There were times, she acknowledged, when it became difficult to feed the children. Now she finds herself digging ponds for a bag of wheat. And praying for rain. "Our life is not life," Meera said. "“Only when it rains, there's life." I'm harping on India because I believe that it's a canary in the mine. The key words in the article are: "With a soaring population". India has too many people and not enough water for them to drink and use to grow food. They're digging more and more wells and are digging them deeper and deeper and they're using technology to pump and transport the water longer and longer distances and it isn't working. They are literally running out of water. As earlier articles have pointed out, global climate change will make that problem worse every year.
At some point, oh in say the next five minutes, India's going to begin looking around at nearby lands that do have water. They probably won't say: "Hey, [Pakistan, Bangladesh, Burma]! We're invading you for your water." They'll create or exploit some political dispute and use it as an excuse to invade. I'm not picking on India, which has generally been a pretty non-aggressive state. They won't be able to help it. People dying from lack of food and water get restive and their politicians have to do something. They can't create more groundwater, so they'll have to steal it from their neighbors and then, sadly, engage in wildly inefficient programs to move water long distances from the conquered country to India and move Indians into the conquered country. And if this problem were only going to occur in Asia, it would be too bad, but possibly tolerable. But water shortages, and, therefore, water wars are going to occur all over the Earth as global climate change continues. Of course, one of the main drivers of global climate change is -- overpopulation.

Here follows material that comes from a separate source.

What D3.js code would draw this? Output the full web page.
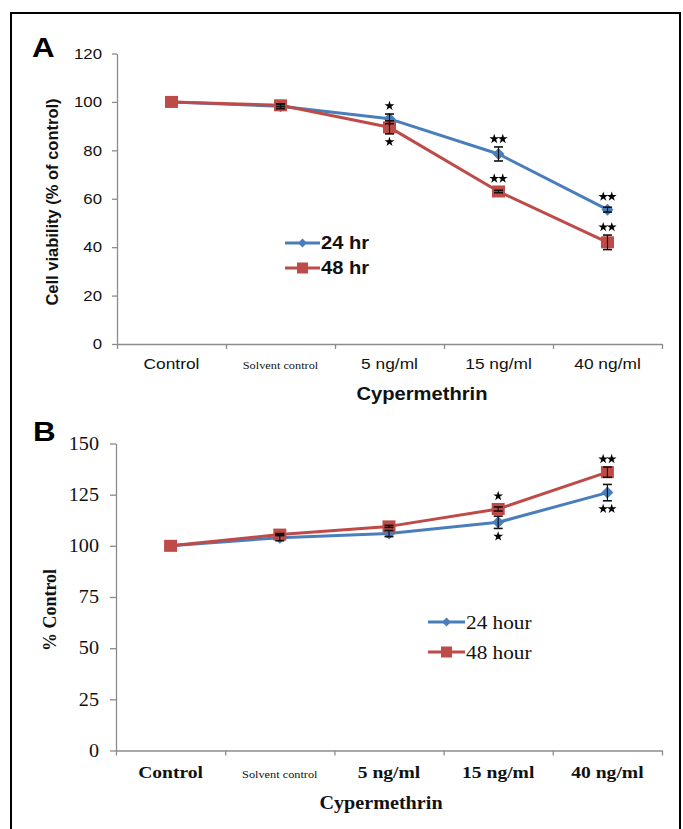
<!DOCTYPE html>
<html>
<head>
<meta charset="utf-8">
<script src="https://cdn.jsdelivr.net/npm/d3@7"></script>
<style>
  html, body { margin: 0; padding: 0; background: #fff; }
  svg { display: block; }
</style>
</head>
<body>
<svg id="chart" width="683" height="829"></svg>
<script>
// ---------- DATA ----------
const categories = ["Control", "Solvent control", "5 ng/ml", "15 ng/ml", "40 ng/ml"];

// Panel A: cell viability (% of control)
const seriesNamesA = ["24 hr", "48 hr"];
const viability24 = [100, 98.2, 93, 78.5, 55.5];
const viability48 = [100, 98.6, 89.5, 63, 42];
const viabilityErr24 = [0, 1, 2, 2.9, 1];
const viabilityErr48 = [0, 0.5, 2.7, 0.5, 3];
const sigA24 = ["", "", "*", "**", "**"];
const sigA48 = ["", "", "*", "**", "**"];
const sigPosA24 = ["", "", "above", "above", "above"];
const sigPosA48 = ["", "", "below", "above", "above"];
const yTicksA = [0, 20, 40, 60, 80, 100, 120];

// Panel B: % control
const seriesNamesB = ["24 hour", "48 hour"];
const pct24 = [100, 104, 106, 111.5, 126];
const pct48 = [100, 105.5, 109.5, 118, 136];
const pctErr24 = [0, 1.5, 1.5, 3, 4];
const pctErr48 = [0, 0.5, 0.5, 1, 2.5];
const sigB24 = ["", "", "", "*", "**"];
const sigB48 = ["", "", "", "*", "**"];
const sigPosB24 = ["", "", "", "below", "below"];
const sigPosB48 = ["", "", "", "above", "above"];
const yTicksB = [0, 25, 50, 75, 100, 125, 150];

// ---------- STYLE ----------
const BLUE = "#4a7ebb";
const RED = "#be4b48";
const AXIS = "#8c8c8c";
const TXT = "#111";
const SANS = "'Liberation Sans', Arial, sans-serif";
const SERIF = "'Liberation Serif', 'Times New Roman', serif";
const SX = 1.12; // horizontal stretch of the reference's lettering

const svg = d3.select("#chart");

// outer frame
svg.append("rect").attr("x", 11).attr("y", 13).attr("width", 669).attr("height", 840)
  .attr("fill", "none").attr("stroke", "#000").attr("stroke-width", 2);

function stretch(sel) {
  sel.each(function () {
    const t = d3.select(this);
    const x = +t.attr("x") || 0, y = +t.attr("y") || 0;
    t.attr("x", 0).attr("y", 0).attr("transform", `translate(${x},${y}) scale(${SX},1)`);
  });
}

function panel(o) {
  const g = svg.append("g");
  const x = d3.scaleBand().domain(categories).range([o.x0, o.x1]).padding(0);
  const cx = c => x(c) + x.bandwidth() / 2;
  const xb = d3.scaleLinear().domain([0, categories.length]).range([o.x0, o.x1]);
  const y = d3.scaleLinear().domain(o.yDomain).range([o.yBottom, o.yTop]);

  // y axis
  const ya = g.append("g").attr("transform", `translate(${o.x0},0)`)
    .call(d3.axisLeft(y).tickValues(o.yTicks).tickSize(o.tick).tickPadding(o.tickPad).tickSizeOuter(0));
  ya.select(".domain").attr("stroke", AXIS).attr("stroke-width", 1.3);
  ya.selectAll(".tick line").attr("stroke", AXIS).attr("stroke-width", 1.3);
  ya.selectAll(".tick text").attr("font-family", o.font).attr("font-size", o.tickFont).attr("fill", TXT);
  stretch(ya.selectAll(".tick text"));

  // x axis (ticks at category boundaries)
  const xa = g.append("g").attr("transform", `translate(0,${o.yBottom})`)
    .call(d3.axisBottom(xb).tickValues(d3.range(categories.length + 1)).tickFormat("").tickSize(5).tickSizeOuter(0));
  xa.select(".domain").attr("stroke", AXIS).attr("stroke-width", 1.3);
  xa.selectAll(".tick line").attr("stroke", AXIS).attr("stroke-width", 1.3);

  // category labels
  const cats = g.selectAll(".cat").data(categories).enter().append("text")
    .attr("x", d => cx(d)).attr("y", o.catY)
    .attr("text-anchor", "middle")
    .attr("font-family", (d, i) => i === 1 ? SERIF : o.font)
    .attr("font-size", (d, i) => i === 1 ? 11 : o.catFont)
    .attr("font-weight", (d, i) => i === 1 ? "normal" : o.catWeight)
    .attr("fill", TXT)
    .text(d => d);
  stretch(cats);

  // axis titles
  const xt = g.append("text").attr("x", o.xTitleX).attr("y", o.xTitleY).attr("text-anchor", "middle")
    .attr("font-family", o.font).attr("font-size", o.xTitleFont).attr("font-weight", "bold").attr("fill", TXT)
    .text("Cypermethrin");
  stretch(xt);
  g.append("text").attr("transform", `translate(${o.yTitleX},${o.yTitleY}) rotate(-90)`)
    .attr("text-anchor", "middle").attr("font-family", o.font).attr("font-size", o.yTitleFont)
    .attr("font-weight", "bold").attr("fill", TXT).text(o.yTitle);

  // panel letter
  const lt = g.append("text").attr("x", o.letterX).attr("y", o.letterY)
    .attr("font-family", SANS).attr("font-size", 28).attr("font-weight", "bold").attr("fill", "#000")
    .text(o.letter);
  stretch(lt);

  const line = d3.line().x((d, i) => cx(categories[i])).y(d => y(d));
  const starSym = d3.symbol().type(d3.symbolStar).size(30);
  const diamondPath = h => `M0,${-h}L${h},0L0,${h}L${-h},0Z`;

  o.series.forEach(s => {
    g.append("path").datum(s.values).attr("d", line)
      .attr("fill", "none").attr("stroke", s.color).attr("stroke-width", 3).attr("stroke-linejoin", "round");
    const pts = g.selectAll(null).data(s.values).enter();
    if (s.marker === "diamond") {
      pts.append("path").attr("d", diamondPath(o.dia))
        .attr("transform", (d, i) => `translate(${cx(categories[i])},${y(d)})`)
        .attr("fill", s.color);
    } else {
      pts.append("rect")
        .attr("x", (d, i) => cx(categories[i]) - o.sqW / 2)
        .attr("y", d => y(d) - o.sqH / 2)
        .attr("width", o.sqW).attr("height", o.sqH)
        .attr("fill", s.color);
    }
  });

  // error bars + significance stars
  o.series.forEach(s => {
    s.values.forEach((v, i) => {
      const e = s.err[i];
      const px = cx(categories[i]);
      if (e > 0) {
        const y1 = y(v + e), y2 = y(v - e);
        g.append("line").attr("x1", px).attr("x2", px).attr("y1", y1).attr("y2", y2)
          .attr("stroke", "#111").attr("stroke-width", 1.2);
        [y1, y2].forEach(yy => g.append("line").attr("x1", px - 4.5).attr("x2", px + 4.5)
          .attr("y1", yy).attr("y2", yy).attr("stroke", "#111").attr("stroke-width", 1.6));
      }
      const sig = s.sig[i];
      if (sig) {
        const errPx = Math.abs(y(v + e) - y(v));
        const off = Math.max(errPx, 5) + 8;
        const sy = s.sigPos[i] === "above" ? y(v) - off : y(v) + off;
        const n = sig.length;
        for (let k = 0; k < n; k++) {
          const sx = px + (k - (n - 1) / 2) * 8.5;
          g.append("path").attr("d", starSym).attr("transform", `translate(${sx},${sy})`)
            .attr("fill", "#000");
        }
      }
    });
  });

  // legend
  o.series.forEach((s, i) => {
    const ly = o.legY + i * o.legGap;
    g.append("line").attr("x1", o.legX).attr("x2", o.legX + o.legLen)
      .attr("y1", ly).attr("y2", ly).attr("stroke", s.color).attr("stroke-width", 3);
    const mx = o.legX + o.legLen / 2;
    if (s.marker === "diamond") {
      g.append("path").attr("d", diamondPath(4.5))
        .attr("transform", `translate(${mx},${ly})`).attr("fill", s.color);
    } else {
      g.append("rect").attr("x", mx - 5.5).attr("y", ly - 5.5).attr("width", 11).attr("height", 11)
        .attr("fill", s.color);
    }
    const t = g.append("text").attr("x", o.legX + o.legLen + 1).attr("y", ly)
      .attr("dy", "0.35em").attr("font-family", o.font).attr("font-size", o.legFont)
      .attr("font-weight", o.legWeight).attr("fill", TXT).text(s.name);
    stretch(t);
  });
}

panel({
  letter: "A", letterX: 32, letterY: 57,
  x0: 117, x1: 662, yTop: 53.5, yBottom: 344, yDomain: [0, 120], yTicks: yTicksA,
  tick: 5, tickPad: 10, tickFont: 15, font: SANS,
  catY: 369, catFont: 15.5, catWeight: "normal",
  xTitleX: 422, xTitleY: 400, xTitleFont: 18,
  yTitle: "Cell viability (% of control)", yTitleX: 58, yTitleY: 202, yTitleFont: 16.5,
  dia: 6, sqW: 13, sqH: 12,
  legX: 285, legY: 243, legGap: 25, legLen: 35, legFont: 18, legWeight: "bold",
  series: [
    { name: seriesNamesA[0], values: viability24, err: viabilityErr24, sig: sigA24, sigPos: sigPosA24, color: BLUE, marker: "diamond" },
    { name: seriesNamesA[1], values: viability48, err: viabilityErr48, sig: sigA48, sigPos: sigPosA48, color: RED, marker: "square" }
  ]
});

panel({
  letter: "B", letterX: 33, letterY: 441,
  x0: 116, x1: 662, yTop: 443.5, yBottom: 750.5, yDomain: [0, 150], yTicks: yTicksB,
  tick: 6, tickPad: 11, tickFont: 18, font: SERIF,
  catY: 778, catFont: 17.5, catWeight: "bold",
  xTitleX: 381, xTitleY: 809, xTitleFont: 18,
  yTitle: "% Control", yTitleX: 56, yTitleY: 610, yTitleFont: 18,
  dia: 6, sqW: 13, sqH: 12,
  legX: 428, legY: 622, legGap: 30, legLen: 37, legFont: 19, legWeight: "normal",
  series: [
    { name: seriesNamesB[0], values: pct24, err: pctErr24, sig: sigB24, sigPos: sigPosB24, color: BLUE, marker: "diamond" },
    { name: seriesNamesB[1], values: pct48, err: pctErr48, sig: sigB48, sigPos: sigPosB48, color: RED, marker: "square" }
  ]
});
</script>
</body>
</html>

There are ways to control overpopulation. You can pay people, particularly women, not to reproduce; you can pay even more if they'll (especialy men) become sterile. You can, and, yes, this unfairly favors the wealthy unless you make it pretty regressive, tax people who reproduce, charging more for each child above the first. You can make free, safe contraception available to all and you can pair that with serious sex education. And, one of the THE most effective ways to limit population is to simply educate girls. Teach them to read, write, do math. If there's only enough money to educate one sex, educate the girls. Of, we can continue to do nothing, in which case the overpopulation problem will likely solve itself in a few generations -- but in ways that will be far less palatable than even the most "icky" abortion ever was.